### AIM
Only the lines starting at the one with "Generate a component" and ending at the one with "const numberWomen = [21000, 26000];" should be copied, exactly and with both ends kept.

### DATASET EXTRACT
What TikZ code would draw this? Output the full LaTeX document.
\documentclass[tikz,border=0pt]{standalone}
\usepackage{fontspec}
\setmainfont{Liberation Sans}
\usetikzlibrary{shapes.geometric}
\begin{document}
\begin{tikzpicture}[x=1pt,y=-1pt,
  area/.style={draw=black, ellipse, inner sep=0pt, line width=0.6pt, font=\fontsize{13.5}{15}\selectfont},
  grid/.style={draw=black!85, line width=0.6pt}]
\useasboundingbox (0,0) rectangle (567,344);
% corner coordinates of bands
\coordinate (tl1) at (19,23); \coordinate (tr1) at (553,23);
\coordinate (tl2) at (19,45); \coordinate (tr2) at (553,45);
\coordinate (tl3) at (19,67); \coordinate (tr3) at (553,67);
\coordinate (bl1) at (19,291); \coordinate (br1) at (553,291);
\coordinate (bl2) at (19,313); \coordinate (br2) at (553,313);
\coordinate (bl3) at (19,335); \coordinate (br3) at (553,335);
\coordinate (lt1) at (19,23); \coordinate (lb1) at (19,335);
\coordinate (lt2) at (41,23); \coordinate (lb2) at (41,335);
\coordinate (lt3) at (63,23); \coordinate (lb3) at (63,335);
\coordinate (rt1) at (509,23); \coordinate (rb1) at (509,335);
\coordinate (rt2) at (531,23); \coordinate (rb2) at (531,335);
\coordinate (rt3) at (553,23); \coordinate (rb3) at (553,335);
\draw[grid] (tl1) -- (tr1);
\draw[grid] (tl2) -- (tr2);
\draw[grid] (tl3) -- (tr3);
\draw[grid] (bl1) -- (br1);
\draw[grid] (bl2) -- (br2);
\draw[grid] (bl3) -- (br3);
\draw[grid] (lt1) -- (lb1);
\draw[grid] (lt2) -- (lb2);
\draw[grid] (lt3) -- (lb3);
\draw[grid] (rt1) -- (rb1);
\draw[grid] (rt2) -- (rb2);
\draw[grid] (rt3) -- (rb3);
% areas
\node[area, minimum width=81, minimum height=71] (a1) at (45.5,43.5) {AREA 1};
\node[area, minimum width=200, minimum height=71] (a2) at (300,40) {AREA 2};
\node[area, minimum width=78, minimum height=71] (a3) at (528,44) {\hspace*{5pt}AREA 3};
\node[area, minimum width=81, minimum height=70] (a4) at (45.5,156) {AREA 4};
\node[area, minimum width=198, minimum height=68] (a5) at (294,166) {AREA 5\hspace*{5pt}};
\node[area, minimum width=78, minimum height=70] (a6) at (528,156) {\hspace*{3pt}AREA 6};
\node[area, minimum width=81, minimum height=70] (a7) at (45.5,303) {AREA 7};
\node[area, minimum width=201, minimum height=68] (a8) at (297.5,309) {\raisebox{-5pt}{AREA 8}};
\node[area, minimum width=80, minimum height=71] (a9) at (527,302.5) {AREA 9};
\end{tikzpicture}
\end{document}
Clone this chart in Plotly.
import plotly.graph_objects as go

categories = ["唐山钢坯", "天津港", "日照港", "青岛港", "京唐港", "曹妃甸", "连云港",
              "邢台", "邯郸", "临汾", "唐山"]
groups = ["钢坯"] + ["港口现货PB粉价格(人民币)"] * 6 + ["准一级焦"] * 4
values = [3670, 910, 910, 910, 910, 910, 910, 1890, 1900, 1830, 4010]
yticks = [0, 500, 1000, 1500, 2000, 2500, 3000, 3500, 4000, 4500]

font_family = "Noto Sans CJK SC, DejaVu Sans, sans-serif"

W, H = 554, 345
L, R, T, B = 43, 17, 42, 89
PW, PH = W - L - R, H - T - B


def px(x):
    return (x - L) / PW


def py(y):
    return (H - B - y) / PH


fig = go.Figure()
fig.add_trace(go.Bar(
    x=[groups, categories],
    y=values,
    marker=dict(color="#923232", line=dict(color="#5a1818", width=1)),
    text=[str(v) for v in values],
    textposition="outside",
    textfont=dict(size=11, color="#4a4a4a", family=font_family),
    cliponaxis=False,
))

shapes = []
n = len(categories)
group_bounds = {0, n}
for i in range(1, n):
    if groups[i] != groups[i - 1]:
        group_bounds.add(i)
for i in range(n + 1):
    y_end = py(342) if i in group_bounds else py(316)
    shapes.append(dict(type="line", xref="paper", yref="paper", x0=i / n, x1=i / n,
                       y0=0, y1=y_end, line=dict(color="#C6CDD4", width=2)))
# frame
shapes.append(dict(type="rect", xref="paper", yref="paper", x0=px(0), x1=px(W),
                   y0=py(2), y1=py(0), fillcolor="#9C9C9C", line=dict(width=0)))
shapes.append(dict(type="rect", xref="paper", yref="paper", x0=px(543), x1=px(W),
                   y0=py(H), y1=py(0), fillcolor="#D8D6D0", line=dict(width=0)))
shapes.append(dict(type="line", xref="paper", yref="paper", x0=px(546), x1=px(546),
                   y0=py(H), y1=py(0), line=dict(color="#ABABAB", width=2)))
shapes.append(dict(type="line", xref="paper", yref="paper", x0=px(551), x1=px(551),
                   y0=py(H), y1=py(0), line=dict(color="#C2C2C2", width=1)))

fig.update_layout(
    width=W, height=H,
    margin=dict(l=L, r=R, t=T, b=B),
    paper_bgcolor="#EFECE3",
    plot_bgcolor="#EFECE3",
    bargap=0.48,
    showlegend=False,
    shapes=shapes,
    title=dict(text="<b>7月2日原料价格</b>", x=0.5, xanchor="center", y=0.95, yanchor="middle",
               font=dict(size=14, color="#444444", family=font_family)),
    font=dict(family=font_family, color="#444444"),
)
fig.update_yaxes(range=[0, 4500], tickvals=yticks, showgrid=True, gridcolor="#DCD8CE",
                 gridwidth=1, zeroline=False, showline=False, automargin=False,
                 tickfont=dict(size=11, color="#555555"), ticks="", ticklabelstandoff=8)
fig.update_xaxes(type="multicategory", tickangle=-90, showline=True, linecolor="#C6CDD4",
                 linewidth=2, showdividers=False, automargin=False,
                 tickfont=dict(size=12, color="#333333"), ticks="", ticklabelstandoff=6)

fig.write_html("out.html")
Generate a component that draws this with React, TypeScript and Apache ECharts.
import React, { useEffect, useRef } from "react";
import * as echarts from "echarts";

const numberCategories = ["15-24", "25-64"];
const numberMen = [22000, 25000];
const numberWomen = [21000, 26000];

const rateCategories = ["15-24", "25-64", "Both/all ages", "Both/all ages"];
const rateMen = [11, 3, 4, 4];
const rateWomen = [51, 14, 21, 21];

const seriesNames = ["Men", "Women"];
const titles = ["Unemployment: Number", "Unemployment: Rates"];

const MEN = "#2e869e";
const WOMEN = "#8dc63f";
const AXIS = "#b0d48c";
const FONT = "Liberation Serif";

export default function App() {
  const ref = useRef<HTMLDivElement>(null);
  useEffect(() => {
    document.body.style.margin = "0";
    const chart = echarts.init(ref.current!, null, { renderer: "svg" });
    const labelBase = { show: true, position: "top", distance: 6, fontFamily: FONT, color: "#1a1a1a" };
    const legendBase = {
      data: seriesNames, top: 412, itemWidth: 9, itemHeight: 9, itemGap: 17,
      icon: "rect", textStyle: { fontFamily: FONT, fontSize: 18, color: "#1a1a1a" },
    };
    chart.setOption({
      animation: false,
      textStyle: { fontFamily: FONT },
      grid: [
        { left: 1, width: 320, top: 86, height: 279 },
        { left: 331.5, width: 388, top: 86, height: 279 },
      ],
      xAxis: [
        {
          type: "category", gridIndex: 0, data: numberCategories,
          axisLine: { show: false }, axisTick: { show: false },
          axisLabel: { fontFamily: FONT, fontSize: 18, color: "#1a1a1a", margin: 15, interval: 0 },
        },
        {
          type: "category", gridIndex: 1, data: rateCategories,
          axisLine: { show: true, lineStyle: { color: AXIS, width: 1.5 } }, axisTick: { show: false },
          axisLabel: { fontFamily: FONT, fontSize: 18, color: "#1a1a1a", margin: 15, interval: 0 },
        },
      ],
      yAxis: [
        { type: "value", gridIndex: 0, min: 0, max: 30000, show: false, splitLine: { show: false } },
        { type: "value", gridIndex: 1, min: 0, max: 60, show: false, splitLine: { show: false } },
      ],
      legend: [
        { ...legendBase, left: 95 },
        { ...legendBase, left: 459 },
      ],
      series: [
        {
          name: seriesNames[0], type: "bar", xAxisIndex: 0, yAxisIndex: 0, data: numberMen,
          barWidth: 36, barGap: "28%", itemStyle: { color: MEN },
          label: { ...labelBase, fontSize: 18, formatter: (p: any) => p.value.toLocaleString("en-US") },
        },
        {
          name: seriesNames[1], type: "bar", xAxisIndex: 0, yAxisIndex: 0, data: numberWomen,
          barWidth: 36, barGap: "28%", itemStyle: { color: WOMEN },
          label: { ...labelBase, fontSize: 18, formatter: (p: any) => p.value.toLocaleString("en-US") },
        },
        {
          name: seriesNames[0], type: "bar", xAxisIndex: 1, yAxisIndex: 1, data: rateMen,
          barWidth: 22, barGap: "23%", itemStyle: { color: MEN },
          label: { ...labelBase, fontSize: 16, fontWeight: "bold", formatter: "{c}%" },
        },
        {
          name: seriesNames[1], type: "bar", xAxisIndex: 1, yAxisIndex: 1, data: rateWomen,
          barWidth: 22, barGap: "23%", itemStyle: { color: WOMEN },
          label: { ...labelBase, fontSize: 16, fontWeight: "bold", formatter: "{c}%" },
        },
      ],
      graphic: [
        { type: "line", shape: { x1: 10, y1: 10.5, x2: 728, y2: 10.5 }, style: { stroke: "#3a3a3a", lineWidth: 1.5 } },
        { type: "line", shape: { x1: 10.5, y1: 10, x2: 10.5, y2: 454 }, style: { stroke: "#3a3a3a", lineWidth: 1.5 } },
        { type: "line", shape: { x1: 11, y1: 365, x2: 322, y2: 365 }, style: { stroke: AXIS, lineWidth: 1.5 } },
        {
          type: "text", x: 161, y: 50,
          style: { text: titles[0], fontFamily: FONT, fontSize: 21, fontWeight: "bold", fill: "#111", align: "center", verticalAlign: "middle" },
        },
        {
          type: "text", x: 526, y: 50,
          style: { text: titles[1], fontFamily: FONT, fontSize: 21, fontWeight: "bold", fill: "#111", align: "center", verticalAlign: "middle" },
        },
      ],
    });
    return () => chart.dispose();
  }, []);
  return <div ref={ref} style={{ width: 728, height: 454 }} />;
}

### WORKED SOLUTION
Generate a component that draws this with React, TypeScript and Apache ECharts.
import React, { useEffect, useRef } from "react";
import * as echarts from "echarts";

const numberCategories = ["15-24", "25-64"];
const numberMen = [22000, 25000];
const numberWomen = [21000, 26000];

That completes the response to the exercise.